» WHAT THIS TASK INVOLVES: Repeat the lines below exactly as they appear, but leave out the images.

— BEGIN PROVIDED MATERIAL —

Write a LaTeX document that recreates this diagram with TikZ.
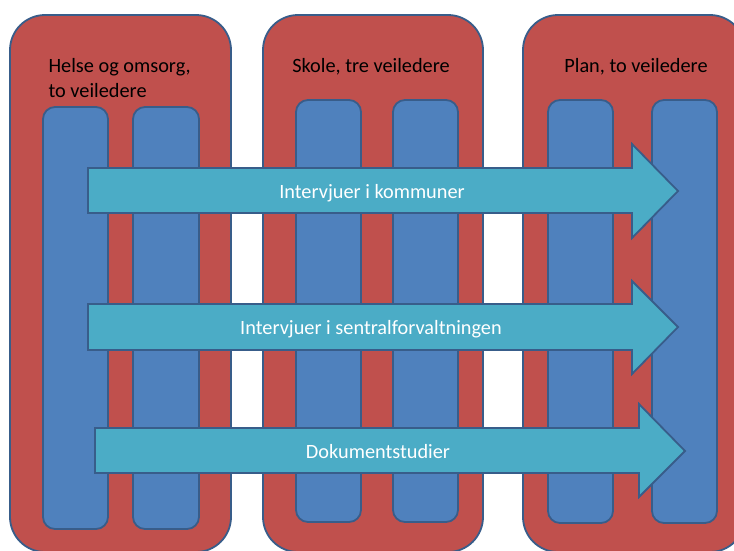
\documentclass[tikz,border=0pt]{standalone}
\usepackage{fontspec}
\setmainfont{Carlito}
\definecolor{cred}{HTML}{C0504D}
\definecolor{cblue}{HTML}{4F81BD}
\definecolor{ccyan}{HTML}{4BACC6}
\definecolor{cline}{HTML}{385D8A}
\begin{document}
\begin{tikzpicture}[x=1pt,y=-1pt,
  redbox/.style={fill=cred,draw=cline,line width=1.8pt,rounded corners=35pt},
  bluebox/.style={fill=cblue,draw=cline,line width=1.8pt,rounded corners=12pt},
  arrowshape/.style={fill=ccyan,draw=cline,line width=1.8pt,line join=miter},
  head/.style={font=\fontsize{20.3}{25}\selectfont,text=black,anchor=base},
  atext/.style={font=\fontsize{20.3}{25}\selectfont,text=white,anchor=base}]
\useasboundingbox (0,0) rectangle (734,550);
\clip (0,0) rectangle (734,550);
% red groups
\draw[redbox] (10,15) rectangle (231,552);
\draw[redbox] (263,15) rectangle (483,552);
\draw[redbox] (523,15) rectangle (745,552);
% blue columns
\draw[bluebox] (43,107) rectangle (108,529);
\draw[bluebox] (133,107) rectangle (199,529);
\draw[bluebox] (296,100) rectangle (361,522);
\draw[bluebox] (393,100) rectangle (458,522);
\draw[bluebox] (548,100) rectangle (613,523);
\draw[bluebox] (652,100) rectangle (717,523);
% headings
\node[head,anchor=base west] (h1) at (45,72) {Helse og omsorg,};
\node[head,anchor=base west] (h1b) at (45,97) {to veiledere};
\node[head] (h2) at (371,72) {Skole, tre veiledere};
\node[head] (h3) at (636,72) {Plan, to veiledere};
% arrows
\draw[arrowshape] (88,168) -- (632,168) -- (632,144) -- (678,191) -- (632,238) -- (632,213) -- (88,213) -- cycle;
\draw[arrowshape] (88,304) -- (632,304) -- (632,281) -- (678,327) -- (632,374) -- (632,350) -- (88,350) -- cycle;
\draw[arrowshape] (95,428) -- (639,428) -- (639,404) -- (685,451) -- (639,497) -- (639,473) -- (95,473) -- cycle;
\node[atext] (a1) at (372,198) {Intervjuer i kommuner};
\node[atext] (a2) at (371,334) {Intervjuer i sentralforvaltningen};
\node[atext] (a3) at (378,458) {Dokumentstudier};
\end{tikzpicture}
\end{document}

— END PROVIDED MATERIAL —

» REPLY TO THE TASK:
Write a LaTeX document that recreates this diagram with TikZ.
\documentclass[tikz,border=0pt]{standalone}
\usepackage{fontspec}
\setmainfont{Carlito}
\definecolor{cred}{HTML}{C0504D}
\definecolor{cblue}{HTML}{4F81BD}
\definecolor{ccyan}{HTML}{4BACC6}
\definecolor{cline}{HTML}{385D8A}
\begin{document}
\begin{tikzpicture}[x=1pt,y=-1pt,
  redbox/.style={fill=cred,draw=cline,line width=1.8pt,rounded corners=35pt},
  bluebox/.style={fill=cblue,draw=cline,line width=1.8pt,rounded corners=12pt},
  arrowshape/.style={fill=ccyan,draw=cline,line width=1.8pt,line join=miter},
  head/.style={font=\fontsize{20.3}{25}\selectfont,text=black,anchor=base},
  atext/.style={font=\fontsize{20.3}{25}\selectfont,text=white,anchor=base}]
\useasboundingbox (0,0) rectangle (734,550);
\clip (0,0) rectangle (734,550);
% red groups
\draw[redbox] (10,15) rectangle (231,552);
\draw[redbox] (263,15) rectangle (483,552);
\draw[redbox] (523,15) rectangle (745,552);
% blue columns
\draw[bluebox] (43,107) rectangle (108,529);
\draw[bluebox] (133,107) rectangle (199,529);
\draw[bluebox] (296,100) rectangle (361,522);
\draw[bluebox] (393,100) rectangle (458,522);
\draw[bluebox] (548,100) rectangle (613,523);
\draw[bluebox] (652,100) rectangle (717,523);
% headings
\node[head,anchor=base west] (h1) at (45,72) {Helse og omsorg,};
\node[head,anchor=base west] (h1b) at (45,97) {to veiledere};
\node[head] (h2) at (371,72) {Skole, tre veiledere};
\node[head] (h3) at (636,72) {Plan, to veiledere};
% arrows
\draw[arrowshape] (88,168) -- (632,168) -- (632,144) -- (678,191) -- (632,238) -- (632,213) -- (88,213) -- cycle;
\draw[arrowshape] (88,304) -- (632,304) -- (632,281) -- (678,327) -- (632,374) -- (632,350) -- (88,350) -- cycle;
\draw[arrowshape] (95,428) -- (639,428) -- (639,404) -- (685,451) -- (639,497) -- (639,473) -- (95,473) -- cycle;
\node[atext] (a1) at (372,198) {Intervjuer i kommuner};
\node[atext] (a2) at (371,334) {Intervjuer i sentralforvaltningen};
\node[atext] (a3) at (378,458) {Dokumentstudier};
\end{tikzpicture}
\end{document}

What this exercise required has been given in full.